■ REQUIREMENT
Leave out the pictures, and write out exactly the lines from the beginning of the material to the line holding "(0,0) rectangle (1342,774);", that line included, and nothing else.

■ SOURCE MATERIAL
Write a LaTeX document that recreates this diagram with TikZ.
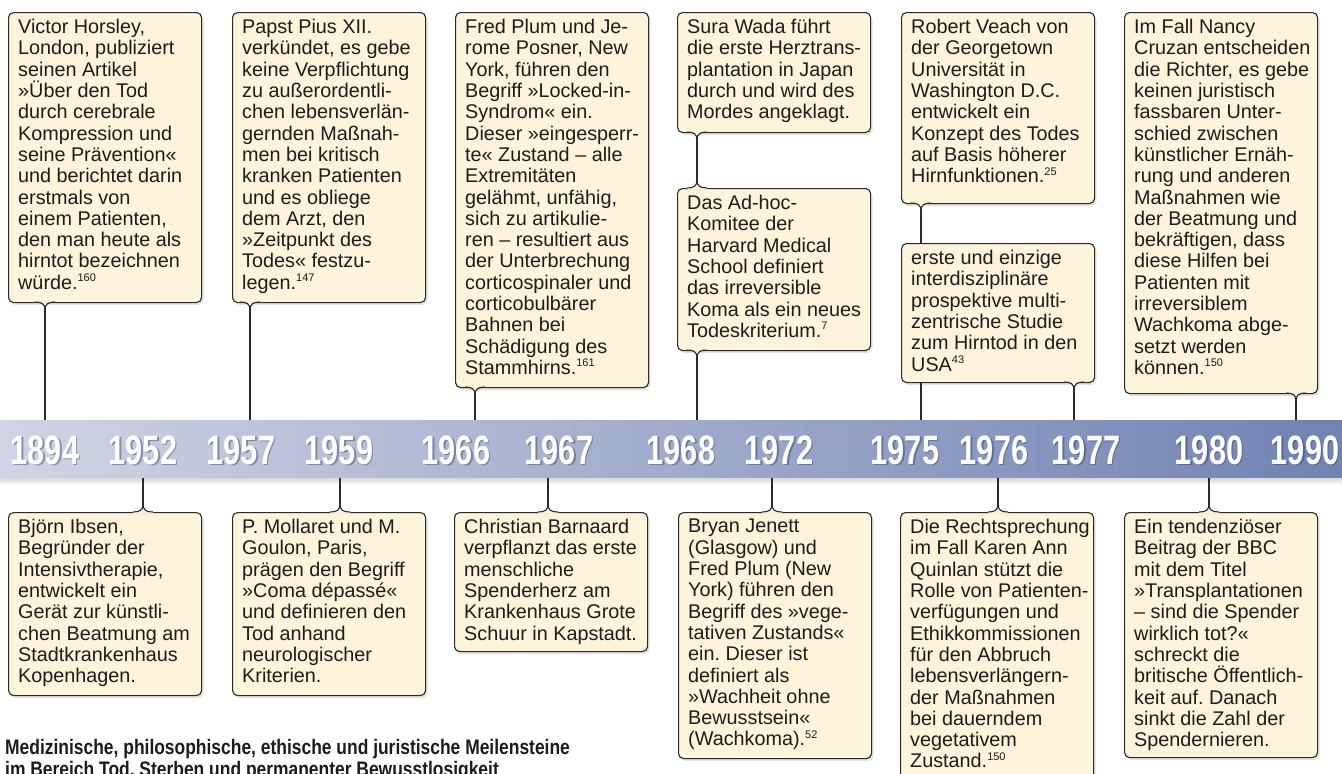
\documentclass[tikz,border=0pt]{standalone}
\usepackage{fontspec}
\setmainfont{Liberation Sans}
\newfontfamily\yearfam[FakeStretch=0.75]{Liberation Sans}
\newfontfamily\capfam[FakeStretch=0.83]{Liberation Sans}
\usetikzlibrary{positioning,shadows}
\frenchspacing
\definecolor{cardfill}{HTML}{FDF4DB}
\definecolor{cardline}{HTML}{2A2A2A}
\definecolor{cardtext}{HTML}{1C1C1C}
\definecolor{bandleft}{RGB}{208,212,228}
\definecolor{bandmid}{RGB}{163,174,202}
\definecolor{bandright}{RGB}{112,131,178}
\definecolor{yearshade}{HTML}{384266}
\newcommand{\cardfont}{\fontsize{19.8}{21.3}\selectfont}
\newcommand{\fnref}[1]{\textsuperscript{\fontsize{11}{11}\selectfont #1}}
% curly tail below a card (x, bottom edge)
\newcommand{\tailbelow}[2]{%
  \fill[cardfill] (#1-10,#2-1.6) -- (#1-10,#2) .. controls (#1-3,#2) and (#1,#2+2) .. (#1,#2+8)
    .. controls (#1,#2+2) and (#1+3,#2) .. (#1+10,#2) -- (#1+10,#2-1.6) -- cycle;
  \draw[cardline,line width=1.1pt] (#1-10,#2) .. controls (#1-3,#2) and (#1,#2+2) .. (#1,#2+8)
    .. controls (#1,#2+2) and (#1+3,#2) .. (#1+10,#2);}
% curly tail above a card (x, top edge)
\newcommand{\tailabove}[2]{%
  \fill[cardfill] (#1-10,#2+1.6) -- (#1-10,#2) .. controls (#1-3,#2) and (#1,#2-2) .. (#1,#2-8)
    .. controls (#1,#2-2) and (#1+3,#2) .. (#1+10,#2) -- (#1+10,#2+1.6) -- cycle;
  \draw[cardline,line width=1.1pt] (#1-10,#2) .. controls (#1-3,#2) and (#1,#2-2) .. (#1,#2-8)
    .. controls (#1,#2-2) and (#1+3,#2) .. (#1+10,#2);}
\tikzset{
  card/.style={draw=cardline, line width=1.1pt, fill=cardfill, rounded corners=5pt,
    anchor=north west, inner sep=0pt, minimum width=193pt,
    drop shadow={opacity=0.22, shadow xshift=2pt, shadow yshift=-2.5pt}},
  cardtxt/.style={anchor=north west, inner sep=0pt, align=left, font=\cardfont,
    text=cardtext, execute at begin node=\strut},
  link/.style={draw=cardline, line width=1.4pt},
  yearlbl/.style={anchor=base, inner sep=0pt, text=white,
    font=\yearfam\bfseries\fontsize{41}{41}\selectfont},
  yearglow/.style={yearlbl, text=yearshade, opacity=0.45},
  caption/.style={anchor=base west, inner sep=0pt, text=cardtext,
    font=\capfam\bfseries\fontsize{21}{23}\selectfont}
}
\begin{document}
\begin{tikzpicture}[x=1pt, y=-1pt]
\useasboundingbox (0,0) rectangle (1342,774);

% timeline band
\shade[left color=bandleft, middle color=bandmid, right color=bandright] (0,420) rectangle (1342,478);
\shade[top color=black!15, bottom color=white] (0,478) rectangle (1342,485);
\foreach \yr/\xx in {1894/45, 1952/143, 1957/241, 1959/339, 1966/456, 1967/559, 1968/681,
    1972/779, 1975/905, 1976/994, 1977/1086, 1980/1209, 1990/1305}{
  \node[yearglow] at (\xx+1.5,465.5) {\yr};
  \node[yearlbl] (y\yr) at (\xx,464) {\yr};
}
\foreach \yr/\xx in {1894/45, 1957/250, 1966/475, 1968/697, 1975/921, 1977/1074, 1990/1296}
  \coordinate (t\yr) at (\xx,420);
\foreach \yr/\xx in {1952/143, 1959/340, 1967/548, 1972/772, 1976/998, 1980/1209}
  \coordinate (b\yr) at (\xx,478);

% cards above
\node[card, minimum height=290] (horsley) at (8,12) {};
\node[card, minimum height=290] (papst) at (232,12) {};
\node[card, minimum height=375] (plum) at (455,12) {};
\node[card, minimum height=120] (wada) at (677,12) {};
\node[card, minimum height=162] (adhoc) at (677,188) {};
\node[card, minimum height=191] (veach) at (901,12) {};
\node[card, minimum height=139] (study) at (901,243) {};
\node[card, minimum height=381] (cruzan) at (1124,12) {};
% cards below
\node[card, minimum height=183] (ibsen) at (8,512) {};
\node[card, minimum height=183] (mollaret) at (232,512) {};
\node[card, minimum height=139] (barnaard) at (454,512) {};
\node[card, minimum height=246] (jenett) at (678,512) {};
\node[card, minimum height=267] (quinlan) at (900,512) {};
\node[card, minimum height=245] (bbc) at (1124,512) {};

\begin{scope}[link]
  \path (horsley.south -| t1894) edge (t1894);
  \path (papst.south -| t1957) edge (t1957);
  \path (plum.south -| t1966) edge (t1966);
  \path (wada.south -| t1968) edge (adhoc.north -| t1968);
  \path (adhoc.south -| t1968) edge (t1968);
  \path (veach.south -| t1975) edge (study.north -| t1975);
  \path (study.south -| t1975) edge (t1975);
  \path (study.south -| t1977) edge (t1977);
  \path (cruzan.south -| t1990) edge (t1990);
  \path (b1952) edge (ibsen.north -| b1952);
  \path (b1959) edge (mollaret.north -| b1959);
  \path (b1967) edge (barnaard.north -| b1967);
  \path (b1972) edge (jenett.north -| b1972);
  \path (b1976) edge (quinlan.north -| b1976);
  \path (b1980) edge (bbc.north -| b1980);
\end{scope}

\tailbelow{45}{302} \tailbelow{250}{302} \tailbelow{475}{387}
\tailbelow{697}{132} \tailbelow{697}{350} \tailbelow{921}{203}
\tailbelow{1074}{382} \tailbelow{1296}{393}
\tailabove{697}{188} \tailabove{143}{512} \tailabove{340}{512}
\tailabove{548}{512} \tailabove{772}{512} \tailabove{998}{512} \tailabove{1209}{512}

% card texts
\node[cardtxt] (horsley-t) at ([shift={(10,7.1)}]horsley.north west) {Victor Horsley,\\London, publiziert\\seinen Artikel\\»Über den Tod\\durch cerebrale\\Kompression und\\seine Prävention«\\und berichtet darin\\erstmals von\\einem Patienten,\\den man heute als\\hirntot bezeichnen\\würde.\fnref{160}};
\node[cardtxt] (papst-t) at ([shift={(10,7.1)}]papst.north west) {Papst Pius XII.\\verkündet, es gebe\\keine Verpflichtung\\zu außerordentli-\\chen lebensverlän-\\gernden Maßnah-\\men bei kritisch\\kranken Patienten\\und es obliege\\dem Arzt, den\\»Zeitpunkt des\\Todes« festzu-\\legen.\fnref{147}};
\node[cardtxt] (plum-t) at ([shift={(10,7.1)}]plum.north west) {Fred Plum und Je-\\rome Posner, New\\York, führen den\\Begriff »Locked-in-\\Syndrom« ein.\\Dieser »eingesperr-\\te« Zustand – alle\\Extremitäten\\gelähmt, unfähig,\\sich zu artikulie-\\ren – resultiert aus\\der Unterbrechung\\corticospinaler und\\corticobulbärer\\Bahnen bei\\Schädigung des\\Stammhirns.\fnref{161}};
\node[cardtxt] (wada-t) at ([shift={(10,7.1)}]wada.north west) {Sura Wada führt\\die erste Herztrans-\\plantation in Japan\\durch und wird des\\Mordes angeklagt.};
\node[cardtxt] (adhoc-t) at ([shift={(10,7.1)}]adhoc.north west) {Das Ad-hoc-\\Komitee der\\Harvard Medical\\School definiert\\das irreversible\\Koma als ein neues\\Todeskriterium.\fnref{7}};
\node[cardtxt] (veach-t) at ([shift={(10,7.1)}]veach.north west) {Robert Veach von\\der Georgetown\\Universität in\\Washington D.C.\\entwickelt ein\\Konzept des Todes\\auf Basis höherer\\Hirnfunktionen.\fnref{25}};
\node[cardtxt] (study-t) at ([shift={(10,7.1)}]study.north west) {erste und einzige\\interdisziplinäre\\prospektive multi-\\zentrische Studie\\zum Hirntod in den\\USA\fnref{43}};
\node[cardtxt] (cruzan-t) at ([shift={(10,7.1)}]cruzan.north west) {Im Fall Nancy\\Cruzan entscheiden\\die Richter, es gebe\\keinen juristisch\\fassbaren Unter-\\schied zwischen\\künstlicher Ernäh-\\rung und anderen\\Maßnahmen wie\\der Beatmung und\\bekräftigen, dass\\diese Hilfen bei\\Patienten mit\\irreversiblem\\Wachkoma abge-\\setzt werden\\können.\fnref{150}};
\node[cardtxt] (ibsen-t) at ([shift={(10,7.1)}]ibsen.north west) {Björn Ibsen,\\Begründer der\\Intensivtherapie,\\entwickelt ein\\Gerät zur künstli-\\chen Beatmung am\\Stadtkrankenhaus\\Kopenhagen.};
\node[cardtxt] (mollaret-t) at ([shift={(10,7.1)}]mollaret.north west) {P. Mollaret und M.\\Goulon, Paris,\\prägen den Begriff\\»Coma dépassé«\\und definieren den\\Tod anhand\\neurologischer\\Kriterien.};
\node[cardtxt] (barnaard-t) at ([shift={(10,7.1)}]barnaard.north west) {Christian Barnaard\\verpflanzt das erste\\menschliche\\Spenderherz am\\Krankenhaus Grote\\Schuur in Kapstadt.};
\node[cardtxt] (jenett-t) at ([shift={(10,7.1)}]jenett.north west) {Bryan Jenett\\(Glasgow) und\\Fred Plum (New\\York) führen den\\Begriff des »vege-\\tativen Zustands«\\ein. Dieser ist\\definiert als\\»Wachheit ohne\\Bewusstsein«\\(Wachkoma).\fnref{52}};
\node[cardtxt] (quinlan-t) at ([shift={(10,7.1)}]quinlan.north west) {Die Rechtsprechung\\im Fall Karen Ann\\Quinlan stützt die\\Rolle von Patienten-\\verfügungen und\\Ethikkommissionen\\für den Abbruch\\lebensverlängern-\\der Maßnahmen\\bei dauerndem\\vegetativem\\Zustand.\fnref{150}};
\node[cardtxt] (bbc-t) at ([shift={(10,7.1)}]bbc.north west) {Ein tendenziöser\\Beitrag der BBC\\mit dem Titel\\»Transplantationen\\– sind die Spender\\wirklich tot?«\\schreckt die\\britische Öffentlich-\\keit auf. Danach\\sinkt die Zahl der\\Spendernieren.};

% caption
\node[caption] (cap1) at (5,754) {Medizinische, philosophische, ethische und juristische Meilensteine};
\node[caption] (cap2) at (5,776) {im Bereich Tod, Sterben und permanenter Bewusstlosigkeit};
\end{tikzpicture}
\end{document}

■ THE OUTPUT
Write a LaTeX document that recreates this diagram with TikZ.
\documentclass[tikz,border=0pt]{standalone}
\usepackage{fontspec}
\setmainfont{Liberation Sans}
\newfontfamily\yearfam[FakeStretch=0.75]{Liberation Sans}
\newfontfamily\capfam[FakeStretch=0.83]{Liberation Sans}
\usetikzlibrary{positioning,shadows}
\frenchspacing
\definecolor{cardfill}{HTML}{FDF4DB}
\definecolor{cardline}{HTML}{2A2A2A}
\definecolor{cardtext}{HTML}{1C1C1C}
\definecolor{bandleft}{RGB}{208,212,228}
\definecolor{bandmid}{RGB}{163,174,202}
\definecolor{bandright}{RGB}{112,131,178}
\definecolor{yearshade}{HTML}{384266}
\newcommand{\cardfont}{\fontsize{19.8}{21.3}\selectfont}
\newcommand{\fnref}[1]{\textsuperscript{\fontsize{11}{11}\selectfont #1}}
% curly tail below a card (x, bottom edge)
\newcommand{\tailbelow}[2]{%
  \fill[cardfill] (#1-10,#2-1.6) -- (#1-10,#2) .. controls (#1-3,#2) and (#1,#2+2) .. (#1,#2+8)
    .. controls (#1,#2+2) and (#1+3,#2) .. (#1+10,#2) -- (#1+10,#2-1.6) -- cycle;
  \draw[cardline,line width=1.1pt] (#1-10,#2) .. controls (#1-3,#2) and (#1,#2+2) .. (#1,#2+8)
    .. controls (#1,#2+2) and (#1+3,#2) .. (#1+10,#2);}
% curly tail above a card (x, top edge)
\newcommand{\tailabove}[2]{%
  \fill[cardfill] (#1-10,#2+1.6) -- (#1-10,#2) .. controls (#1-3,#2) and (#1,#2-2) .. (#1,#2-8)
    .. controls (#1,#2-2) and (#1+3,#2) .. (#1+10,#2) -- (#1+10,#2+1.6) -- cycle;
  \draw[cardline,line width=1.1pt] (#1-10,#2) .. controls (#1-3,#2) and (#1,#2-2) .. (#1,#2-8)
    .. controls (#1,#2-2) and (#1+3,#2) .. (#1+10,#2);}
\tikzset{
  card/.style={draw=cardline, line width=1.1pt, fill=cardfill, rounded corners=5pt,
    anchor=north west, inner sep=0pt, minimum width=193pt,
    drop shadow={opacity=0.22, shadow xshift=2pt, shadow yshift=-2.5pt}},
  cardtxt/.style={anchor=north west, inner sep=0pt, align=left, font=\cardfont,
    text=cardtext, execute at begin node=\strut},
  link/.style={draw=cardline, line width=1.4pt},
  yearlbl/.style={anchor=base, inner sep=0pt, text=white,
    font=\yearfam\bfseries\fontsize{41}{41}\selectfont},
  yearglow/.style={yearlbl, text=yearshade, opacity=0.45},
  caption/.style={anchor=base west, inner sep=0pt, text=cardtext,
    font=\capfam\bfseries\fontsize{21}{23}\selectfont}
}
\begin{document}
\begin{tikzpicture}[x=1pt, y=-1pt]
\useasboundingbox (0,0) rectangle (1342,774);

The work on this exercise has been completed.